I get to talk to the kids in the youth about things which really matter. Subjects with an eternal applicability. Why anyone would want to teach kids stuff that doesn't matter or that they're not passionate about beats me. But then I guess that may be why so many teachers fail their students.

Still it's nice to know I have a couple of potential career options open if I fancy a change.

Monday, March 02, 2009

And reason number 10 why Peter Griffiths was wrong…

My good lady wife reminded me of another assertion by Peter Griffiths at The Great Fair Trade Debate which either completely missed the point or was a deliberate misrepresentation (your call).

10) Peter Griffiths claimed that fair trade is about paying higher prices so that some of the money goes to the producer. Again, not quite right. Some fairly traded products are more expensive than unfairly traded equivalents. But then many companies who trade, even in this country, tend to drive the hardest bargain they can. Promising one price, then offering a lower price at harvest time is one classic trick.

But what about those fairly traded products that are cheaper than their equivalents? They do exist. What’s going on there, in Peter Griffiths’ view of the fair trade world?

If fairly traded products do cost more, there are often a number of different reasons for that. Trying to trade across geopolitical trade tariffs and barriers are reasons for higher prices. Simple economies of scale play a part too. Nestle dominate the world coffee market and can drive down their prices if they want to (guess whether they do or not), but they also have their own packaging plants and can fill chartered planes with coffee. They don’t have to pay a third party to have their coffee packaged and transported, so it’s cheaper for them to get the coffee to market.

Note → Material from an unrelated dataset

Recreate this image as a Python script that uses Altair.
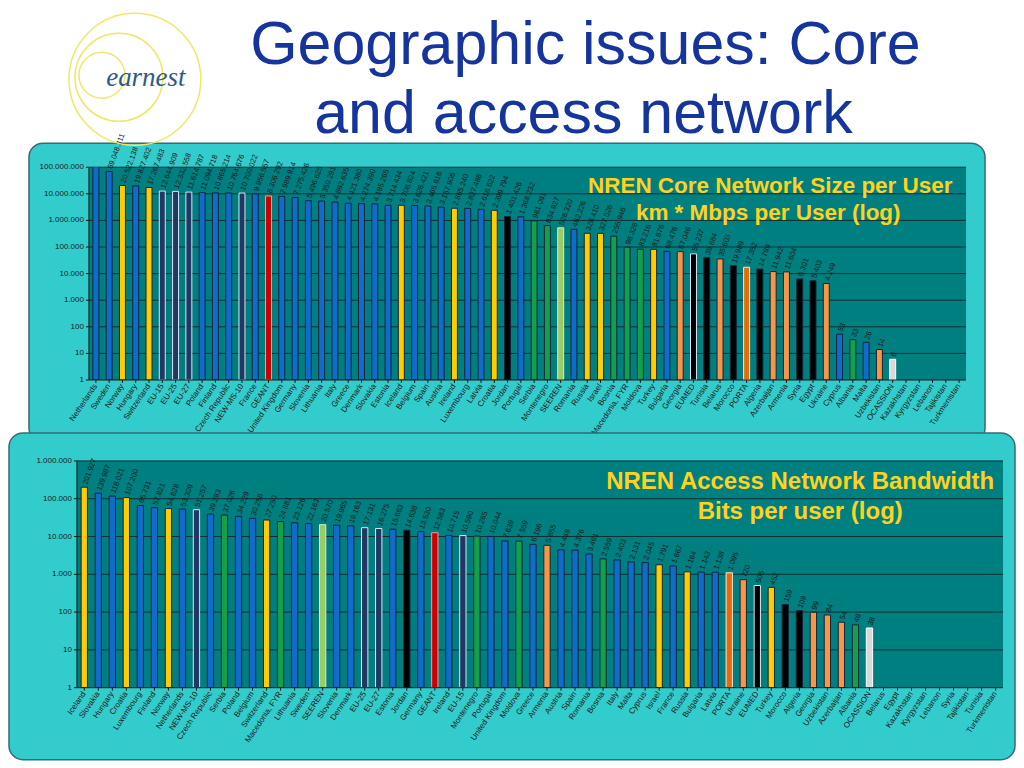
import altair as alt
import pandas as pd

# ---------------- data: core network size per user (km * Mbps per user) ----------------
core_names = ["Netherlands", "Sweden", "Norway", "Hungary", "Switzerland", "EU-15", "EU-25", "EU-27",
              "Poland", "Finland", "Czech Republic", "NEW-MS-10", "France", "GEANT", "United Kingdom",
              "Germany", "Slovenia", "Lithuania", "Italy", "Greece", "Denmark", "Slovakia", "Estonia",
              "Iceland", "Belgium", "Spain", "Austria", "Ireland", "Luxembourg", "Latvia", "Croatia",
              "Jordan", "Portugal", "Serbia", "Montenegro", "SEEREN", "Romania", "Russia", "Israel",
              "Bosnia", "Macedonia, FYR", "Moldova", "Turkey", "Bulgaria", "Georgia", "EUMED", "Tunisia",
              "Belarus", "Morocco", "PORTA", "Algeria", "Azerbaijan", "Armenia", "Syria", "Egypt",
              "Ukraine", "Cyprus", "Albania", "Malta", "Uzbekistan", "OCASSION", "Kazakhstan",
              "Kyrgyzstan", "Lebanon", "Tajikistan", "Turkmenistan"]
core_values = [140000000, 69048311, 20522138, 19827402, 17267483, 12644909, 12332558, 11614787,
               11094718, 10865214, 10764676, 10700022, 9956557, 8306292, 7989914,
               7275426, 5496625, 5350291, 4892635, 4421380, 4274390, 4195265, 3714434,
               3706824, 3626421, 3465616, 3157906, 2865240, 2827488, 2616622, 2399794,
               1401426, 1368232, 961091, 634927, 526320, 462226, 328410, 327026,
               255946, 98326, 83216, 81876, 68476, 67046, 55237, 39884,
               35603, 19989, 17352, 14799, 11942, 11604, 6301, 5403,
               4249, 53, 33, 26, 14, 6, None,
               None, None, None, None]
core_groups = ["EU", "EU", "Other", "EU", "Other", "EU total", "EU total", "EU total",
               "EU", "EU", "EU", "EU total", "EU", "GEANT", "EU",
               "EU", "EU", "EU", "EU", "EU", "EU", "EU", "EU",
               "Other", "EU", "EU", "EU", "Other", "EU", "EU", "Other",
               "Mediterranean", "EU", "SEE", "SEE", "SEEREN", "EU", "Other", "Other",
               "SEE", "SEE", "SEE", "Other", "EU", "EECA", "EUMED", "Mediterranean",
               "EECA", "Mediterranean", "PORTA", "Mediterranean", "EECA", "EECA", "Mediterranean", "Mediterranean",
               "EECA", "EU", "SEE", "EU", "EECA", "OCASSION", "EECA",
               "EECA", "Mediterranean", "EECA", "EECA"]
core_ticks = [1, 10, 100, 1000, 10000, 100000, 1000000, 10000000, 100000000]

# ---------------- data: access network bandwidth (bits per user) ----------------
access_names = ["Iceland", "Slovakia", "Hungary", "Croatia", "Luxembourg", "Finland", "Norway",
                "Netherlands", "NEW-MS-10", "Czech Republic", "Serbia", "Poland", "Belgium",
                "Switzerland", "Macedonia, FYR", "Lithuania", "Sweden", "SEEREN", "Slovenia", "Denmark",
                "EU-25", "EU-27", "Estonia", "Jordan", "Germany", "GEANT", "Ireland", "EU-15",
                "Montenegro", "Portugal", "United Kingdom", "Moldova", "Greece", "Armenia", "Austria",
                "Spain", "Romania", "Bosnia", "Italy", "Malta", "Cyprus", "Israel", "France", "Russia",
                "Bulgaria", "Latvia", "PORTA", "Ukraine", "EUMED", "Turkey", "Morocco", "Algeria",
                "Georgia", "Uzbekistan", "Azerbaijan", "Albania", "OCASSION", "Belarus", "Egypt",
                "Kazakhstan", "Kyrgyzstan", "Lebanon", "Syria", "Tajikistan", "Tunisia", "Turkmenistan"]
access_values = [201927, 139987, 118021, 107200, 65731, 57821, 54828,
                 53309, 51257, 39283, 37026, 34229, 30258,
                 27250, 24881, 23126, 22163, 20570, 19965, 19163,
                 17131, 16275, 15663, 14638, 13530, 12583, 10715, 10590,
                 10265, 10044, 7639, 7559, 6196, 5855, 4448,
                 4376, 3461, 2559, 2403, 2131, 2045, 1791, 1667, 1164,
                 1143, 1138, 1095, 720, 505, 452, 159, 109,
                 99, 84, 54, 46, 38, None, None,
                 None, None, None, None, None, None, None]
access_groups = ["Other", "EU", "EU", "Other", "EU", "EU", "Other",
                 "EU", "EU total", "EU", "SEE", "EU", "EU",
                 "Other", "SEE", "EU", "EU", "SEEREN", "EU", "EU",
                 "EU total", "EU total", "EU", "Mediterranean", "EU", "GEANT", "EU", "EU total",
                 "SEE", "EU", "EU", "SEE", "EU", "EECA", "EU",
                 "EU", "EU", "SEE", "EU", "EU", "EU", "Other", "EU", "Other",
                 "EU", "EU", "PORTA", "EECA", "EUMED", "Other", "Mediterranean", "Mediterranean",
                 "EECA", "EECA", "EECA", "SEE", "OCASSION", "EECA", "Mediterranean",
                 "EECA", "EECA", "Mediterranean", "Mediterranean", "EECA", "Mediterranean", "EECA"]
access_ticks = [1, 10, 100, 1000, 10000, 100000, 1000000]

# ---------------- styling ----------------
FONT = "Liberation Sans"
GOLD = "#ffd21f"
DARK = "#14233b"
AXIS = "#1a1a1a"
DOTS = "replace(format(datum.{f}, ','), regexp(',', 'g'), '.')"

group_order = ["EU", "Other", "EU total", "GEANT", "Mediterranean", "EUMED", "SEE", "SEEREN",
               "EECA", "PORTA", "OCASSION"]
core_fill = ["#0f6cc8", "#ffcc00", "#1f3864", "#cc0000", "#000000", "#000000", "#12a04a", "#99cc66",
             "#f79646", "#e46c0a", "#d9d9d9"]
access_fill = ["#0f6cc8", "#ffcc00", "#1f3864", "#cc0000", "#000000", "#000000", "#12a04a", "#99cc66",
               "#f08a4b", "#f9b48a", "#fabf8f"]
stroke_range = [DARK, DARK, "#dce6f2", "#ff9999", DARK, "#dce6f2", DARK, "#d8f0b0",
                DARK, "#fde9d9", "#ffffff"]

one = pd.DataFrame({"k": [0]})


def deco_rect(x, x2, y, y2, **kw):
    return alt.Chart(one).mark_rect(**kw).encode(
        x=alt.value(x), x2=alt.value(x2), y=alt.value(y), y2=alt.value(y2))


def deco_text(txt, x, y, **kw):
    return alt.Chart(one).mark_text(**kw).encode(
        x=alt.value(x), y=alt.value(y), text=alt.value(txt))


def ring(cx, cy, d):
    return alt.Chart(one).mark_point(shape="circle", filled=False, size=d * d, color="#eee86a",
                                     strokeWidth=1.5, opacity=1).encode(x=alt.value(cx), y=alt.value(cy))


def bar_panel(names, values, groups, ticks, fills, x0, x1, H, frame, panel, titles, title_size,
              extra=()):
    df = pd.DataFrame({"name": names, "v": values, "grp": groups})
    tdf = pd.DataFrame({"t": ticks})
    top = ticks[-1]
    xscale = alt.Scale(domain=names, range=[x0, x1], paddingInner=0.55, paddingOuter=0.3)
    yscale = alt.Scale(type="log", domain=[ticks[0], top], nice=False)
    X = alt.X("name:N", sort=names, scale=xscale, axis=None)

    layers = [
        deco_rect(frame[0], frame[1], frame[2], frame[3], fill="#ffffff"),
        deco_rect(panel[0], panel[1], panel[2], panel[3], fill="#33cccc", stroke="#356b73",
                  strokeWidth=1.5, cornerRadius=14),
        deco_rect(x0, x1, 0, H, fill="#007f80"),
    ]
    grid = alt.Chart(tdf).transform_filter(f"datum.t > {ticks[0]}").mark_rule(
        color="#0d3030", strokeWidth=1).encode(
        y=alt.Y("t:Q", scale=yscale, axis=None), x=alt.value(x0), x2=alt.value(x1))
    bars = alt.Chart(df).transform_filter("datum.v > 0").mark_bar(clip=True, strokeWidth=1).encode(
        x=X,
        y=alt.Y("v:Q", scale=yscale, axis=None),
        y2=alt.datum(ticks[0]),
        color=alt.Color("grp:N", scale=alt.Scale(domain=group_order, range=fills), legend=None),
        stroke=alt.Stroke("grp:N", scale=alt.Scale(domain=group_order, range=stroke_range), legend=None),
    )
    labels = alt.Chart(df).transform_filter(f"datum.v > 0 && datum.v <= {top}").transform_calculate(
        lab=DOTS.format(f="v")
    ).mark_text(angle=290, align="left", baseline="middle", dx=3, fontSize=7.5, font=FONT,
                color="#1a1a1a").encode(
        x=X, y=alt.Y("v:Q", scale=yscale, axis=None), text="lab:N")

    # hand-made axes (drawn above the panel decorations)
    y_dom = alt.Chart(one).mark_rule(color=AXIS, strokeWidth=1).encode(
        x=alt.value(x0), y=alt.value(0), y2=alt.value(H))
    x_dom = alt.Chart(one).mark_rule(color=AXIS, strokeWidth=1).encode(
        x=alt.value(x0), x2=alt.value(x1), y=alt.value(H))
    y_ticks = alt.Chart(tdf).mark_rule(color=AXIS, strokeWidth=1).encode(
        y=alt.Y("t:Q", scale=yscale, axis=None), x=alt.value(x0 - 3), x2=alt.value(x0))
    y_labels = alt.Chart(tdf).transform_calculate(lab=DOTS.format(f="t")).mark_text(
        align="right", baseline="middle", fontSize=8, font=FONT, color=AXIS).encode(
        y=alt.Y("t:Q", scale=yscale, axis=None), x=alt.value(x0 - 5), text="lab:N")
    x_ticks = alt.Chart(df).mark_rule(color=AXIS, strokeWidth=1).encode(
        x=X, y=alt.value(H), y2=alt.value(H + 3))
    x_labels = alt.Chart(df).mark_text(angle=304, align="right", baseline="middle", fontSize=8,
                                       font=FONT, color=AXIS).encode(
        x=X, y=alt.value(H + 5), text="name:N")

    layers += [grid, bars, labels, y_dom, x_dom, y_ticks, y_labels, x_ticks, x_labels]
    for txt, tx, ty in titles:
        layers.append(deco_text(txt, tx, ty, font=FONT, fontSize=title_size, fontWeight="bold",
                                color=GOLD, align="center", baseline="middle"))
    layers += list(extra)
    return alt.layer(*layers).properties(width=x1, height=H)


# ---------------- top: core network (origin at page x 76, y 167) ----------------
H1 = 213
logo = [
    ring(58, -88, 132),
    ring(42, -90, 88),
    ring(25, -92, 46),
    deco_text("earnest", 69, -89, font="Liberation Serif", fontStyle="italic", fontSize=27,
              color="#2b5b86", align="center", baseline="middle"),
    deco_text("Geographic issues: Core", 509, -103, font=FONT, fontSize=61, color="#16359c",
              align="center", baseline="alphabetic"),
    deco_text("and access network", 507, -34, font=FONT, fontSize=61, color="#16359c",
              align="center", baseline="alphabetic"),
]
top_chart = bar_panel(
    core_names, core_values, core_groups, core_ticks, core_fill, 12, 890, H1,
    frame=(-68, 938, -159, 279), panel=(-48, 909, -24, 275),
    titles=[("NREN Core Network Size per User", 694, 19), ("km * Mbps per User (log)", 692, 46)],
    title_size=22.5, extra=logo,
)

# ---------------- bottom: access network (origin at page x 76, y 460) ----------------
H2 = 227
bottom_chart = bar_panel(
    access_names, access_values, access_groups, access_ticks, access_fill, 0, 927, H2,
    frame=(-68, 939, -28, 299), panel=(-68, 939, -28, 299),
    titles=[("NREN Access Network Bandwidth", 724, 21), ("Bits per user (log)", 724, 51)],
    title_size=24,
)

chart = alt.vconcat(top_chart, bottom_chart, spacing=-14, padding=0).configure_view(stroke=None)

chart.save("out.html", embed_options={"renderer": "svg", "actions": False})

Plus, ‘fair trade’ is more than just ‘we pay more money’. Yes, sometimes there is a ‘fair-trade premium’. But at its heart, ‘fair trade’ is about sustainable relationships – where the buyers pay the agreed-on negotiated price and don’t try to wiggle out of it later, where long-term trading relationships matter, and where producers are often paid some of the money upfront so they don’t have to go into debt while the crops are growing or the products are being made.

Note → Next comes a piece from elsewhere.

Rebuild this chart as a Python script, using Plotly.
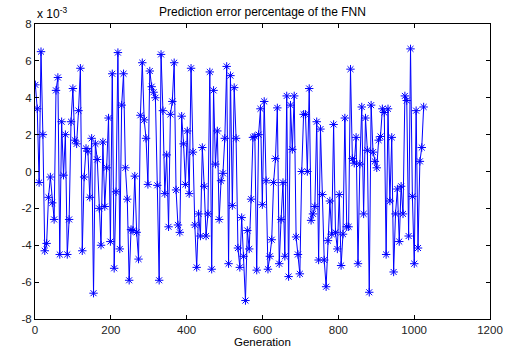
import numpy as np
import plotly.graph_objects as go

# Prediction error (units of 1e-3), read in generation order
error = [
    4.7, 3.4, -0.6, 6.5, 2.0, -4.3, -3.9, -1.4, -0.3, -1.7, -2.6, 4.4, 5.1, -4.5, 2.7, -0.2, 2.0, -4.5,
    -2.6, 2.7, 4.5, 1.7, 1.5, 3.3, 5.6, -4.3, -0.3, 1.25, 1.1, -1.4, 1.8, -6.6, 1.5, 0.65, -2.0, -4.0,
    1.6, -1.9, 0.2, 2.9, -3.8, 5.3, -5.25, -1.1, 6.45, -4.2, 3.6, 5.3, 0.2, -1.5, -5.9, -3.15, -3.2,
    -0.25, -3.3, -4.75, 3.05, 5.9, 2.8, 1.8, -0.7, 5.45, 4.6, 4.3, 4.0, -0.75, -5.9, 6.35, 3.3,
    -1.2, 0.9, -3.0, 3.1, 3.8, 5.9, -1.0, -2.9, -3.3, 3.0, 1.5, -0.7, 2.2, -1.2, 5.6, 1.05, -2.9, -5.2,
    -2.3, -3.5, 1.3, -0.8, -3.5, -2.3, 5.4, -5.3, 4.4, 0.4, 2.2, -2.6, -0.5, -0.1, 1.8, 5.7,
    -5.0, 5.2, -1.85, 4.55, 1.8, -4.15, -5.2, -2.5, -4.6, -7.0, -3.2, -4.2, -1.5, 1.85, 1.9, -5.35, 2.0,
    3.4, -1.8, 3.8, -0.5, -5.3, -4.6, -3.7, -0.6, 0.7, 3.45, -5.0, -2.6, -0.6, -4.6, 4.1, -5.7, 3.6, 1.2,
    4.1, -3.55, -4.5, -5.55, 0.0, 3.1, 3.1, 0.0, 4.5, -2.65, -2.3, -1.9, 2.7, -4.8, 2.3, -1.25, -4.8,
    -6.25, -3.75, -1.6, -3.4, 2.55, -3.3, -4.2, -1.25, -5.1, -3.4, 2.9, -3.0, -3.0, 5.55, 0.7, 0.45, 1.85, -5.0,
    0.4, 3.5, -2.3, 2.9, 1.15, -6.55, 3.6, 1.05, 0.55, 0.2, 1.7, 1.9, 3.4, 3.2, -4.5, 3.4, -1.6, 1.85,
    -5.45, -2.3, -0.95, -3.8, -0.8, -2.3, 4.1, 3.85, -3.5, 6.65, -1.35, -5.0, 3.3, -4.15, 0.55, 1.3, 3.5,
]
first_generation = 1
last_generation = 1025
generation = np.linspace(first_generation, last_generation, len(error))

x_ticks = [0, 200, 400, 600, 800, 1000, 1200]
y_ticks = [-8, -6, -4, -2, 0, 2, 4, 6, 8]
y_tick_labels = ["-8", "-6", "-4", "-2", "0", "2", "4", "6", "8"]

title_text = "Prediction error percentage of the FNN"
x_label = "Generation"
exponent_text = "x 10<sup>-3</sup>"

font_family = "Arial, Liberation Sans, Helvetica, sans-serif"

fig = go.Figure()
fig.add_trace(go.Scatter(
    x=generation, y=error, mode="lines+markers",
    line=dict(color="#0000FF", width=1),
    marker=dict(symbol="asterisk-open", size=7, color="#0000FF",
                line=dict(color="#0000FF", width=1)),
    showlegend=False,
))

axis_common = dict(
    showline=True, linecolor="black", linewidth=1, mirror="ticks",
    ticks="inside", ticklen=4, tickcolor="black", tickwidth=1,
    showgrid=False, zeroline=False, automargin=False,
    tickfont=dict(family=font_family, size=11.5, color="#222222"),
)

fig.update_layout(
    width=505, height=349,
    margin=dict(l=35, r=15, t=24, b=30),
    paper_bgcolor="white", plot_bgcolor="white",
    font=dict(family=font_family, size=12, color="black"),
    title=dict(text=title_text, x=0.5, xref="paper", xanchor="center",
               y=1 - 12/349, yanchor="middle",
               font=dict(family=font_family, size=12, color="black")),
    xaxis=dict(range=[0, 1200], tickvals=x_ticks, ticktext=[str(v) for v in x_ticks],
               ticklabelstandoff=0, **axis_common),
    yaxis=dict(range=[-8, 8], tickvals=y_ticks, ticktext=y_tick_labels, **axis_common),
)

fig.add_annotation(
    text=x_label, xref="paper", yref="paper", x=0.5, y=0,
    xanchor="center", yanchor="top", showarrow=False, yshift=-16, borderpad=0,
    font=dict(family=font_family, size=11.5, color="black"),
)

fig.add_annotation(
    text=exponent_text, xref="paper", yref="paper", x=0, y=1,
    xanchor="left", yanchor="bottom", showarrow=False, yshift=1,
    font=dict(family=font_family, size=12, color="black"),
)

fig.write_html("out.html")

Thinking that ‘fair trade’ is all about money, and not realising that actually it is a life-affirming dynamic, is the kind of error made by the kind of person who doesn’t understand that human beings trade with other human beings – and trade is just one of many human relationships. Or, to put it another way, the kind of person who extrapolates behaviour based on the premise that everyone behaves like automatons, then wonders why there complex models don’t work in the real world. Or, to put it a third way, a person who is a classically trained economist.

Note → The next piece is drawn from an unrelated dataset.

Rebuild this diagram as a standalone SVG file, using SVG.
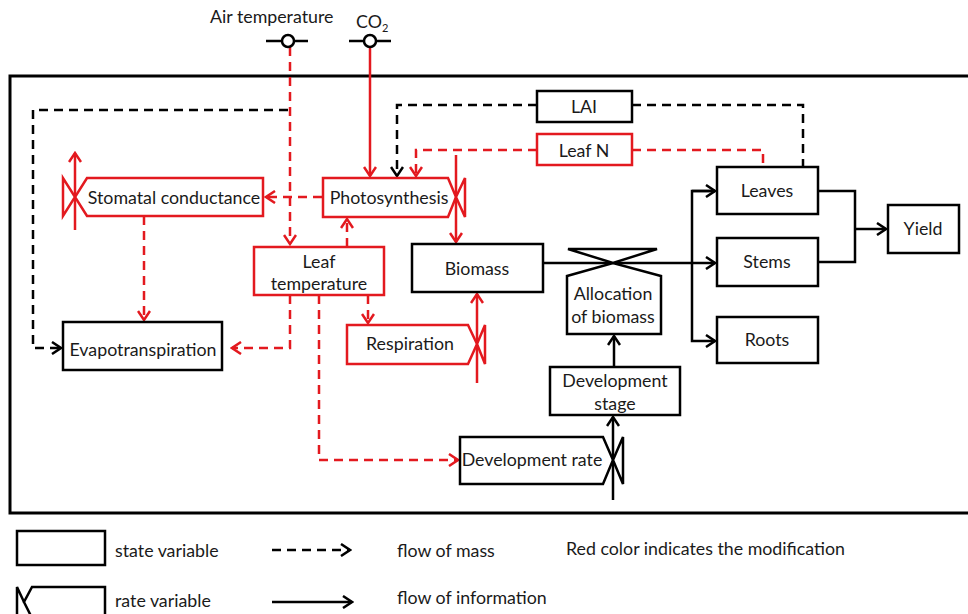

And just to set the record straight, because my good lady wife told me I’d got one of my facts wrong, the chap from the Windward Islands wasn’t actually from a co-operative. He was a member of the Windward Islands Farmers Association (WINFA), which works on behalf of the farmers e.g. to get the Fair Trade Mark on their bananas.

But even if he wasn’t from a co-operative, he still (rightly) took offence at Peter Griffiths’ assertion that someone in the developing world would automatically steal if they had the opportunity. But then that statement was based on an anecdote, and according to Peter Griffiths, anecdotes don’t count as evidence…

And finally…
I stood up and said something at the debate, challenging Peter Griffiths on a couple of these things. Obviously when I sat down I thought of several more things I could have said. That always happens.

Anyway, Cath has told me that she met people at a fair trade fair at the weekend who commented that what I said was helpful. When she went into the shop at the weekend, one of her co-workers said that she’d heard I’d stood up and made a good point. Fame.

But my encouragement to you is speak up and speak out in those situations where you just know you have to speak up and speak out.

Take courage, because other people want to, and will love the fact that you have.

And the more of us who do it, the more other people will.

And the brighter we shine, the more we roll the darkness back.